JACK BILBO
1907-1967
Jack Bilbo was a self-taught artist, adventurer, author, gallery owner, egotist and legendary bohemian. Born in Berlin in 1907, he was forced to leave Germany after campaigning against the Nazis, and eventually settled in London in 1936.
After internment in 1939 on the Isle of Man, Bilbo returned to London and founded the Modern Art Gallery in 1941 where he showed works by Picasso and Schwitters alongside unknown artists. After the war, he moved to Weybridge where he created giant primitive figures in cement, which were later dynamited after he moved on to France in the early 1950s. Bilbo eventually returned to his native Berlin where he opened a bar and gallery.
Many of Bilbo’s drawings reflect the socialist outlook and anti-capitalist views he shared with other German artists such as George Grosz and John Heartfield. Bilbo’s satiric drawings with their ironic captions convey his deeply felt political ideas – he took the role of an outsider in his life and work, and was a passionate and irreverent social critic. Some drawings depict his bizarre, sometimes sexual, and often violent fantasies: they emerged from doodles and improvisations and reflect his obsessions.

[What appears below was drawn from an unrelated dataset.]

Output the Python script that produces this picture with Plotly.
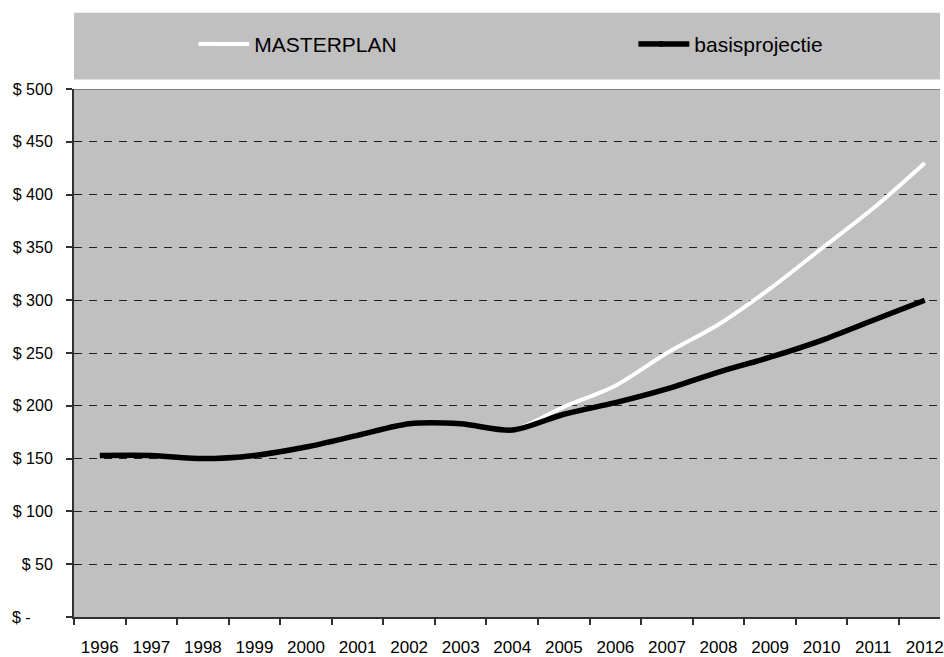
import plotly.graph_objects as go

years = list(range(1996, 2013))
year_labels = [str(y) for y in years]
masterplan = [153, 153, 150, 153, 161, 172, 183, 183, 177, 199, 219, 250, 277, 311, 349, 387, 430]
basisprojectie = [153, 153, 150, 153, 161, 172, 183, 183, 177, 192, 203, 216, 232, 246, 262, 281, 300]
y_ticks = [0, 50, 100, 150, 200, 250, 300, 350, 400, 450, 500]
y_labels = ["$ -\u00a0\u00a0\u00a0\u00a0\u00a0"] + ["$ " + str(v) for v in y_ticks[1:]]

FONT = "Liberation Sans, Arial, sans-serif"
W, H = 944, 657
L, R, T, B = 74, 0, 89, 35
plot_w = W - L - R
plot_h = H - T - B
step = 51.8  # px per category

fig = go.Figure()
fig.add_trace(go.Scatter(
    x=years, y=masterplan, mode="lines", name="MASTERPLAN", legend="legend",
    line=dict(color="white", width=4, shape="spline", smoothing=0.8),
))
fig.add_trace(go.Scatter(
    x=years, y=basisprojectie, mode="lines", name="basisprojectie", legend="legend2",
    line=dict(color="black", width=5.5, shape="spline", smoothing=0.8),
))

def py(px_from_top):
    return (H - B - px_from_top) / plot_h

def px(px_from_left):
    return (px_from_left - L) / plot_w

leg_common = dict(
    orientation="h", yanchor="middle", y=py(44), xanchor="left",
    font=dict(size=21, family=FONT, color="black"),
    bgcolor="rgba(0,0,0,0)", borderwidth=0,
)

fig.update_layout(
    width=W, height=H,
    margin=dict(l=L, r=R, t=T, b=B),
    paper_bgcolor="white",
    plot_bgcolor="#C0C0C0",
    font=dict(family=FONT, color="black"),
    showlegend=True,
    legend=dict(x=px(215), **leg_common),
    legend2=dict(x=px(657), **leg_common),
    shapes=[
        dict(type="rect", xref="paper", yref="paper",
             x0=0, x1=1, y0=py(79.5), y1=py(12),
             fillcolor="#C0C0C0", line=dict(width=0), layer="below"),
        dict(type="line", xref="paper", yref="y",
             x0=0, x1=1, y0=500, y1=500,
             line=dict(color="#808080", width=2), layer="above"),
        # lengthen the legend samples to the reference's longer keys
        dict(type="line", xref="paper", yref="paper",
             x0=px(199), x1=px(224), y0=py(43.5), y1=py(43.5),
             line=dict(color="white", width=4)),
        dict(type="line", xref="paper", yref="paper",
             x0=px(641), x1=px(666), y0=py(43.5), y1=py(43.5),
             line=dict(color="black", width=5.5)),
    ],
)

fig.update_xaxes(
    range=[1995.5, 1995.5 + plot_w / step],
    tickmode="array", tickvals=years, ticktext=year_labels,
    ticks="outside", ticklen=6, tickcolor="rgba(0,0,0,0)",
    ticklabelstandoff=8, ticklabeloverflow="allow",
    tickfont=dict(size=17, family=FONT, color="black"),
    showgrid=False, zeroline=False,
    showline=True, linecolor="#303030", linewidth=2,
    minor=dict(tickmode="array", tickvals=[y - 0.5 for y in years] + [2012.5],
               ticks="outside", ticklen=6, tickcolor="#303030", tickwidth=1.5,
               showgrid=False),
    fixedrange=True,
)
fig.update_yaxes(
    range=[0, 500],
    tickmode="array", tickvals=y_ticks, ticktext=y_labels,
    ticks="outside", ticklen=6, tickcolor="#303030", tickwidth=1.5,
    ticklabelstandoff=10,
    tickfont=dict(size=16, family=FONT, color="black"),
    showgrid=True, gridcolor="#202020", gridwidth=1, griddash="8px,7px",
    zeroline=False,
    showline=True, linecolor="#303030", linewidth=2,
    fixedrange=True,
)

fig.write_html("out.html")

England & Co have represented the Estate of Jack Bilbo since 1988, when they held the first of several exhibitions about Bilbo and the artists of his 1940s gallery. In 2014, England & Co collaborated on a solo exhibition of Bilbo’s works at the David Zwirner Gallery, London; and in 2017 liaised with the artist Daniel Richter when he curated an exhibition of Bilbo’s works and ephemera at the Max Liebermannhaus/ Stiftung Brandenburger Tor in Berlin to accompany an exhibition of his own work.